***** The input

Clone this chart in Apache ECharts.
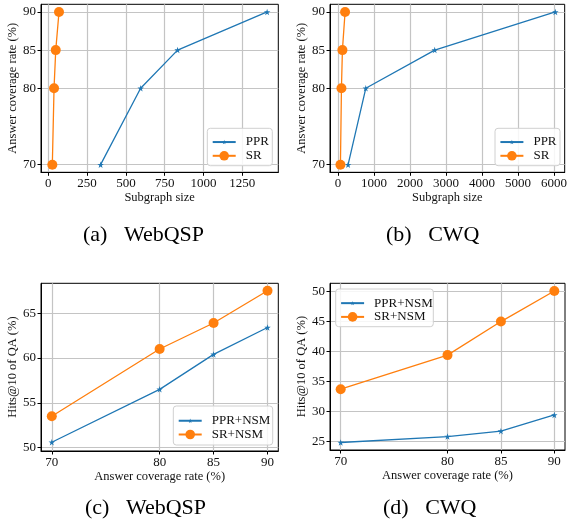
<!DOCTYPE html>
<html>
<head>
<meta charset="utf-8">
<script src="https://cdn.jsdelivr.net/npm/echarts@6/dist/echarts.min.js"></script>
<style>html,body{margin:0;padding:0;background:#fff}#c{width:570px;height:530px}</style>
</head>
<body>
<div id="c"></div>
<script>
// ---- data ----
const coverage = [70, 80, 85, 90];
const pprSizeWebQSP = [337, 595, 833, 1410];
const srSizeWebQSP = [26, 37, 48, 69];
const pprSizeCWQ = [278, 769, 2685, 6037];
const srSizeCWQ = [65, 93, 120, 194];
const pprHitsWebQSP = [50.6, 56.5, 60.4, 63.4];
const srHitsWebQSP = [53.5, 61.0, 63.9, 67.5];
const pprHitsCWQ = [24.8, 25.8, 26.7, 29.4];
const srHitsCWQ = [33.7, 39.4, 45.0, 50.1];
// tick labels
const sizeTicksWebQSP = [0, 250, 500, 750, 1000, 1250];
const sizeTicksCWQ = [0, 1000, 2000, 3000, 4000, 5000, 6000];
const coverageTicks = [70, 80, 85, 90];
const hitsTicksWebQSP = [50, 55, 60, 65];
const hitsTicksCWQ = [25, 30, 35, 40, 45, 50];
const captions = ['(a)   WebQSP', '(b)   CWQ', '(c)   WebQSP', '(d)   CWQ'];
const sizeName = 'Subgraph size';
const coverageName = 'Answer coverage rate (%)';
const hitsName = 'Hits@10 of QA (%)';
const pprName = 'PPR', srName = 'SR', pprNsmName = 'PPR+NSM', srNsmName = 'SR+NSM';

// ---- styles ----
const FONT = 'Liberation Serif';
const BLUE = '#1f77b4', ORANGE = '#ff7f0e';
const TXT = '#111';
const STAR = 'path://M50,0 L61.2,34.5 L97.6,34.5 L68.2,55.9 L79.4,90.5 L50,69.1 L20.6,90.5 L31.8,55.9 L2.4,34.5 L38.8,34.5 Z';

function axis(gridIndex, ticks, min, max, name, nameGap) {
  return {
    type: 'value', gridIndex, min, max,
    name, nameLocation: 'middle', nameGap,
    nameTextStyle: { fontFamily: FONT, fontSize: 12.5, color: TXT },
    axisLine: { show: true, onZero: false, lineStyle: { color: '#000', width: 1 } },
    axisTick: { show: true, length: 3.5, customValues: ticks, lineStyle: { color: '#000', width: 1 } },
    axisLabel: { customValues: ticks, margin: 5, fontFamily: FONT, fontSize: 13, color: TXT,
                 formatter: v => String(v) },
    splitLine: { show: true, lineStyle: { color: '#c4c4c4', width: 1.2 } }
  };
}

const grids = [
  { left: 41, top: 4.3, width: 237.3, height: 168 },
  { left: 330, top: 4.3, width: 235, height: 168 },
  { left: 41, top: 283.3, width: 237.3, height: 167.7 },
  { left: 330, top: 283.3, width: 235, height: 166.7 }
].map(g => Object.assign(g, { show: true, borderColor: '#000', borderWidth: 1, backgroundColor: 'transparent' }));

const xAxes = [
  axis(0, sizeTicksWebQSP, -47, 1482, sizeName, 14),
  axis(1, sizeTicksCWQ, -225, 6297, sizeName, 14),
  axis(2, coverageTicks, 69, 91, coverageName, 14.3),
  axis(3, coverageTicks, 69, 91, coverageName, 15)
];
const yAxes = [
  axis(0, coverageTicks, 69, 91, coverageName, 16.5),
  axis(1, coverageTicks, 69, 91, coverageName, 16.8),
  axis(2, hitsTicksWebQSP, 49.62, 68.33, hitsName, 16.2),
  axis(3, hitsTicksCWQ, 23.55, 51.39, hitsName, 16.5)
];

function pairs(xs, ys) { return xs.map((x, i) => [x, ys[i]]); }

function lineSeries(name, idx, data, isSR) {
  const color = isSR ? ORANGE : BLUE;
  return {
    type: 'line', name, xAxisIndex: idx, yAxisIndex: idx, data,
    symbol: isSR ? 'circle' : STAR, symbolSize: isSR ? 10 : 6.5,
    showAllSymbol: true, animation: false, z: isSR ? 3 : 2,
    lineStyle: { color, width: 1.3 },
    itemStyle: { color, borderWidth: 0 },
    emphasis: { disabled: true }
  };
}

const series = [
  lineSeries(pprName, 0, pairs(pprSizeWebQSP, coverage), false),
  lineSeries(srName, 0, pairs(srSizeWebQSP, coverage), true),
  lineSeries(pprName, 1, pairs(pprSizeCWQ, coverage), false),
  lineSeries(srName, 1, pairs(srSizeCWQ, coverage), true),
  lineSeries(pprNsmName, 2, pairs(coverage, pprHitsWebQSP), false),
  lineSeries(srNsmName, 2, pairs(coverage, srHitsWebQSP), true),
  lineSeries(pprNsmName, 3, pairs(coverage, pprHitsCWQ), false),
  lineSeries(srNsmName, 3, pairs(coverage, srHitsCWQ), true)
];

// legend boxes: [x, y, w, h, iconLeft, row1CenterY, row2CenterY, names]
const legendBoxes = [
  [207.3, 128.3, 65, 37.4, 211.7, 138.3, 155.3, [pprName, srName]],
  [495, 128.3, 65, 37.4, 499.4, 138.3, 155.3, [pprName, srName]],
  [173.3, 406, 99.4, 39, 177.7, 417, 434, [pprNsmName, srNsmName]],
  [335.7, 289, 97.6, 37.7, 340.1, 299.4, 316.4, [pprNsmName, srNsmName]]
];
const legends = [];
const graphics = [];
legendBoxes.forEach(b => {
  graphics.push({
    type: 'rect', z: 3, silent: true,
    shape: { x: b[0], y: b[1], width: b[2], height: b[3], r: 3 },
    style: { fill: 'rgba(255,255,255,0.85)', stroke: '#d0d0d0', lineWidth: 1 }
  });
  [[b[7][0], 5.5, b[5]], [b[7][1], 12, b[6]]].forEach(([nm, h, cy]) => {
    legends.push({
      data: [nm], left: b[4], top: cy - h / 2, padding: 0,
      itemWidth: 23, itemHeight: h, selectedMode: false, z: 5,
      formatter: '{name}',
      textStyle: { fontFamily: FONT, fontSize: 13, color: TXT, padding: [0, 0, 0, 5] }
    });
  });
});

const capPos = [[83, 236], [386, 236], [85, 509], [383, 509]];
captions.forEach((t, i) => {
  graphics.push({
    type: 'text', left: capPos[i][0], top: capPos[i][1] - 12, silent: true,
    style: { text: t, fontFamily: FONT, fontSize: 22, fill: '#000' }
  });
});

const chart = echarts.init(document.getElementById('c'), null, { renderer: 'canvas' });
chart.setOption({
  animation: false,
  backgroundColor: '#fff',
  grid: grids,
  xAxis: xAxes,
  yAxis: yAxes,
  legend: legends,
  graphic: graphics,
  series
});
</script>
</body>
</html>
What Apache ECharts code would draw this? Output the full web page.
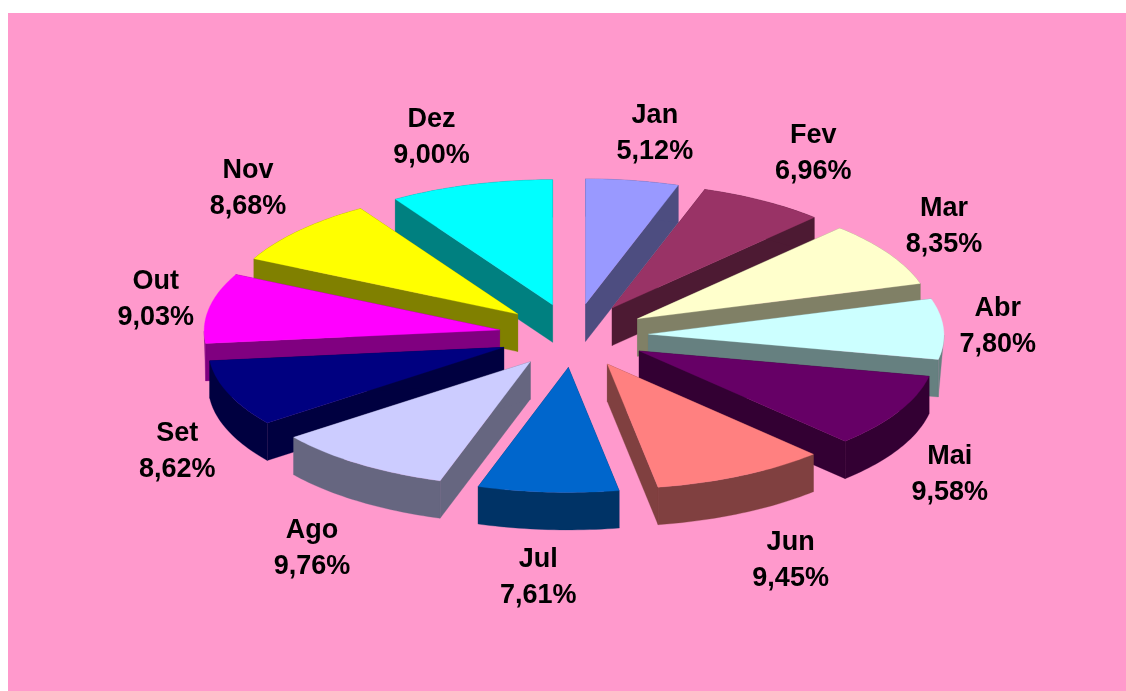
<!DOCTYPE html>
<html>
<head>
<meta charset="utf-8">
<style>html,body{margin:0;padding:0;background:#fff}#c{width:1126px;height:691px}</style>
<script src="https://cdn.jsdelivr.net/npm/echarts@6/dist/echarts.min.js"></script>
</head>
<body>
<div id="c"></div>
<script>
const months = ['Jan','Fev','Mar','Abr','Mai','Jun','Jul','Ago','Set','Out','Nov','Dez'];
const shares = [5.12,6.96,8.35,7.80,9.58,9.45,7.61,9.76,8.62,9.03,8.68,9.00];
const topColors = ['#9999FF','#993366','#FFFFCC','#CCFFFF','#660066','#FF8080','#0066CC','#CCCCFF','#000080','#FF00FF','#FFFF00','#00FFFF'];
const sideColors = ['#4D4D80','#4D1A33','#808066','#668080','#330033','#804040','#003366','#666680','#000040','#800080','#808000','#008080'];
const labelDx = [22,49,54.5,54,52,50,-10,-48,-52,-53,-50,-38.5];
const labelDy = [-47,-47,-27,-2,63,85,85.5,85,58,-9,-42,-47];

const CX = 573.5, CY = 335.5, RX = 295.5, RY = 125, EX = 75, EY = 32, DEPTH = 37.5, PERSP = 0.009;
const total = shares.reduce((a, b) => a + b, 0);
const starts = [];
shares.reduce((acc, v, i) => { starts[i] = acc; return acc + v; }, 0);
const rad = v => v / total * Math.PI * 2;
const mids = shares.map((v, i) => rad(starts[i] + v / 2));
const order = mids.map((m, i) => [Math.cos(m), i]).sort((a, b) => b[0] - a[0]);
const rank = [];
order.forEach((o, r) => { rank[o[1]] = r; });

function renderItem(params, api) {
  const i = params.dataIndex;
  const v = api.value(1);
  const a0 = rad(starts[i]), a1 = rad(starts[i] + v), m = mids[i];
  const ax = CX + EX * Math.sin(m), ay = CY - EY * Math.cos(m);
  const at = t => [ax + RX * (1 - PERSP * Math.cos(t)) * Math.sin(t), ay - RY * Math.cos(t)];
  const arc = [], angles = [];
  const n = Math.max(8, Math.ceil((a1 - a0) / 0.02));
  for (let k = 0; k <= n; k++) {
    const t = a0 + (a1 - a0) * k / n;
    angles.push(t);
    arc.push(at(t));
  }
  const down = p => [p[0], p[1] + DEPTH];
  const first = arc[0], last = arc[arc.length - 1], apex = [ax, ay];
  const base = rank[i] * 10 + 1;
  const poly = (points, fill, z) => ({
    type: 'polygon', z2: base + z,
    shape: { points },
    style: { fill, stroke: fill, lineWidth: 0.3 }
  });
  const straddles = h => a0 < h && a1 > h;
  let wall;
  if (straddles(Math.PI / 2)) {
    wall = arc.filter((p, k) => Math.cos(angles[k]) <= 0).concat([down(last)]);
  } else if (straddles(Math.PI * 1.5)) {
    wall = arc.filter((p, k) => Math.cos(angles[k]) <= 0).concat([down(first)]);
  } else {
    wall = arc.concat(arc.map(down).reverse());
  }
  const mp = [ax + RX * Math.sin(m), ay - RY * Math.cos(m)];
  return {
    type: 'group',
    children: [
      poly([apex, first, down(first), down(apex)], sideColors[i], 0),
      poly([apex, last, down(last), down(apex)], sideColors[i], 0),
      poly(wall, sideColors[i], 1),
      poly([apex].concat(arc), topColors[i], 2),
      {
        type: 'text', z2: 500,
        x: mp[0] + labelDx[i], y: mp[1] + labelDy[i],
        style: {
          text: months[i] + '\n' + v.toFixed(2).replace('.', ',') + '%',
          fill: '#000',
          font: 'bold 27px "Liberation Sans", Arial, sans-serif',
          lineHeight: 36,
          align: 'center',
          verticalAlign: 'middle'
        }
      }
    ]
  };
}

const chart = echarts.init(document.getElementById('c'), null, { renderer: 'canvas' });
chart.setOption({
  animation: false,
  backgroundColor: '#ffffff',
  graphic: [{
    type: 'rect', z: -10, silent: true,
    shape: { x: 8, y: 13, width: 1118, height: 678 },
    style: { fill: '#FF99CC' }
  }],
  series: [{
    type: 'custom',
    coordinateSystem: 'none',
    silent: true,
    renderItem,
    data: months.map((name, i) => ({ name, value: [i, shares[i]] }))
  }]
});
</script>
</body>
</html>
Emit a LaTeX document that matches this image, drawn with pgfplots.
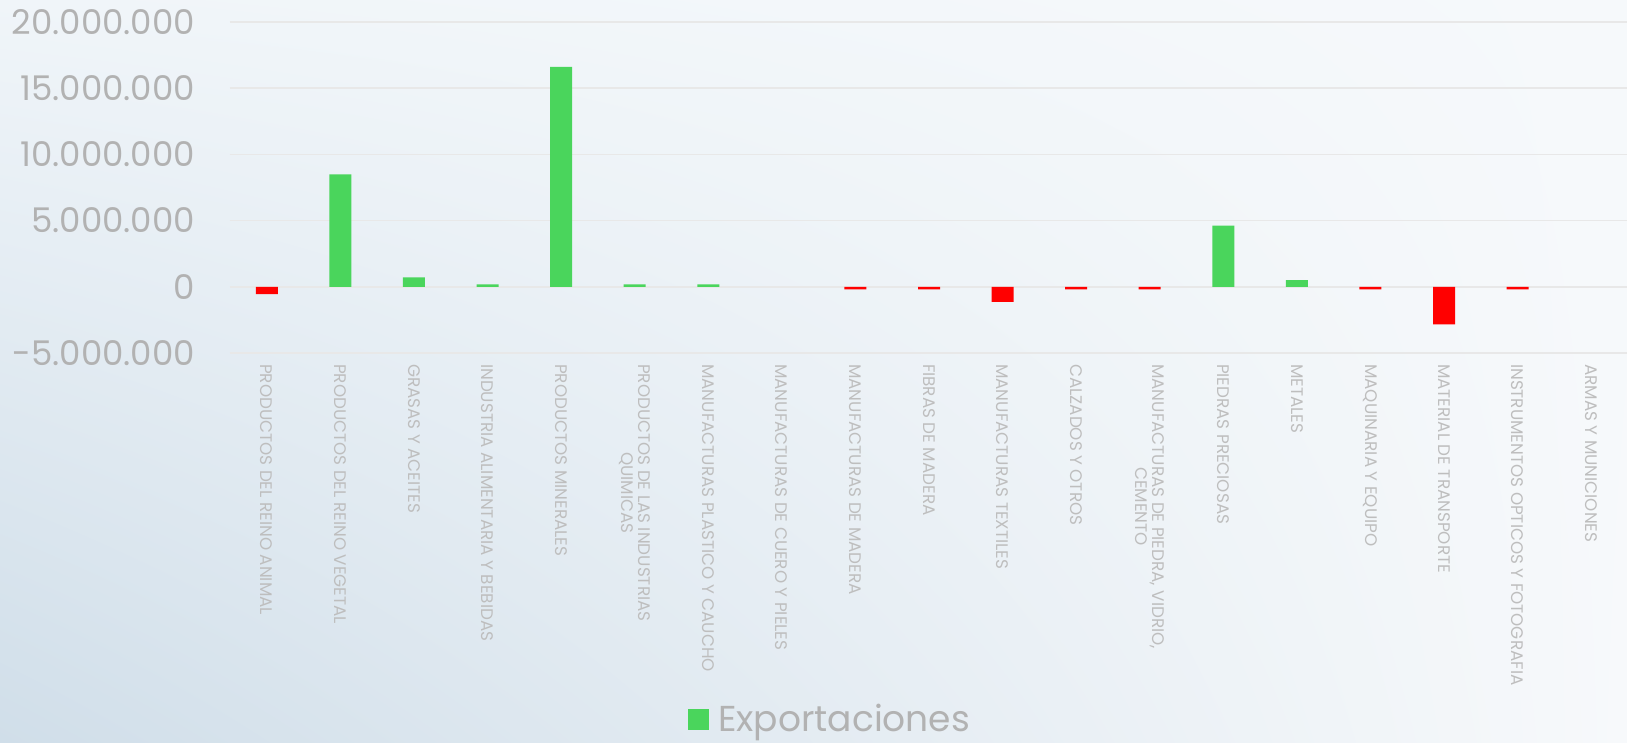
\documentclass[border=0pt]{standalone}
\usepackage{pgfplots}
\pgfplotsset{compat=1.18}
\usetikzlibrary{shadings}
\usepackage{fontspec}
\setmainfont{Poppins}
\definecolor{barGreen}{RGB}{74,213,92}
\definecolor{barRed}{RGB}{255,0,0}
\definecolor{tickGray}{RGB}{178,178,178}
\definecolor{labGray}{RGB}{190,190,190}
\definecolor{gridGray}{RGB}{232,232,232}
\definecolor{bgUL}{RGB}{240,245,249}
\definecolor{bgUR}{RGB}{246,249,251}
\definecolor{bgLL}{RGB}{208,222,233}
\definecolor{bgLR}{RGB}{247,249,251}
\begin{document}
\begin{tikzpicture}
\useasboundingbox (-115pt,-195pt) rectangle (698.5pt,176.5pt);
\shade[upper left=bgUL, upper right=bgUR, lower left=bgLL, lower right=bgLR] (-115pt,-195pt) rectangle (698.5pt,176.5pt);
\begin{axis}[
  at={(0,0)}, anchor=south west,
  scale only axis,
  width=699pt, height=165.5pt,
  xmin=-0.5, xmax=18.5,
  ymin=-5000000, ymax=20000000,
  ytick={-5000000,0,5000000,10000000,15000000,20000000},
  scaled y ticks=false,
  yticklabel={\pgfmathprintnumber[fixed, precision=0, 1000 sep={.}, assume math mode=true]{\tick}},
  axis line style={draw=none},
  major tick length=0pt,
  ymajorgrids,
  grid style={gridGray, line width=0.8pt},
  y tick label style={text=tickGray, font=\fontsize{17}{20}\selectfont, xshift=-14pt},
  xtick={0,...,18},
  xticklabels={
    PRODUCTOS DEL REINO ANIMAL,
    PRODUCTOS DEL REINO VEGETAL,
    GRASAS Y ACEITES,
    INDUSTRIA ALIMENTARIA Y BEBIDAS,
    PRODUCTOS MINERALES,
    {PRODUCTOS DE LAS INDUSTRIAS\\QUIMICAS},
    MANUFACTURAS PLASTICO Y CAUCHO,
    MANUFACTURAS DE CUERO Y PIELES,
    MANUFACTURAS DE MADERA,
    FIBRAS DE MADERA,
    MANUFACTURAS TEXTILES,
    CALZADOS Y OTROS,
    {MANUFACTURAS DE PIEDRA, VIDRIO,\\CEMENTO},
    PIEDRAS PRECIOSAS,
    METALES,
    MAQUINARIA Y EQUIPO,
    MATERIAL DE TRANSPORTE,
    INSTRUMENTOS OPTICOS Y FOTOGRAFIA,
    ARMAS Y MUNICIONES},
  x tick label style={rotate=-90, anchor=west, align=center, text=labGray,
    font=\fontsize{8.4}{8.8}\selectfont, xshift=2pt},
  ybar, bar width=11pt, bar shift=0pt,
  legend style={at={(0.43,-1.106)}, anchor=center, draw=none, fill=none,
    text=tickGray, font=\fontsize{18}{20}\selectfont},
  legend image code/.code={\fill[#1] (0pt,-5.25pt) rectangle (10.5pt,5.25pt);},
  legend cell align=left,
]
\addplot[fill=barGreen, draw=none] coordinates {
  (1,8490000) (2,720000) (3,180000) (4,16620000) (5,180000) (6,180000)
  (13,4620000) (14,510000)
};
\addlegendentry{\hspace{2.5pt}Exportaciones}
\addplot[fill=barRed, draw=none, forget plot] coordinates {
  (0,-550000) (8,-200000) (9,-200000) (10,-1140000) (11,-200000) (12,-200000)
  (15,-200000) (16,-2840000) (17,-200000)
};
\end{axis}
\end{tikzpicture}
\end{document}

**********

*Exercise details:*
How many lines in the records above contain the word "code"? Reply with the number and nothing more.

*Task answer:*
2